The contemporary global economy represents not the endpoint of this process but its ongoing contestation. Fair trade movements, indigenous land rights struggles, commons-based resource management, and debates over intellectual property all reflect continuing conflict over the scope of market logic. The anthropological lesson is that no society has fully accepted the self-regulating market without resistance, because doing so would mean subordinating human social existence entirely to a price-making mechanism—a condition that, as Polanyi argued, would annihilate the human and natural substance of society.

Takeaway

The self-regulating market was never a spontaneous emergence but a political construction requiring the forcible dismantling of prior social institutions—and every expansion of market logic has generated counter-movements to re-embed economic life within social regulation, because fully disembedded markets are incompatible with social survival.
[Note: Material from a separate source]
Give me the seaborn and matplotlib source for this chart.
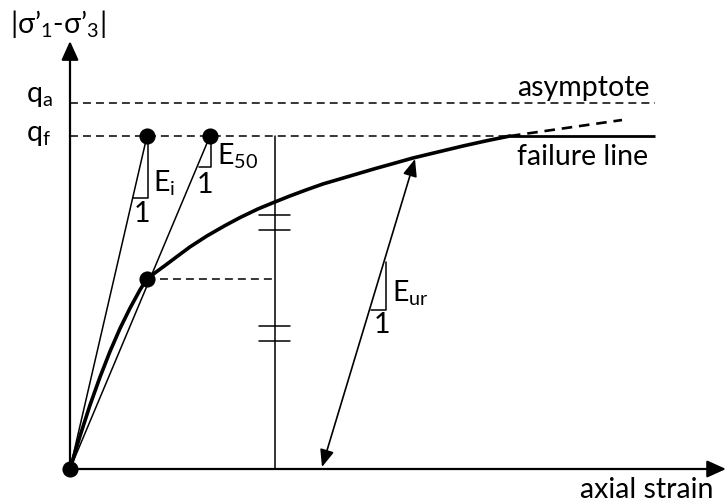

The comparative anthropology of markets dismantles the foundational myth of modern economics: that market exchange is the natural state of human economic life. Cross-cultural evidence demonstrates that markets are culturally constructed institutions whose scope, logic, and social position vary enormously across time and space.

The critical analytical move is from studying markets as mechanisms of price formation to understanding them as social institutions—shaped by kinship, constrained by morality, enabled by political power, and perpetually contested. The trajectory from embedded marketplaces to disembedded market society is not a story of liberation from tradition but of political transformation with specific beneficiaries and specific casualties.

What Murdock's comparative method and Polanyi's institutional analysis together reveal is that the question was never whether humans would exchange goods, but under what social terms. Every society answers this question differently. Ours is not exempt from scrutiny.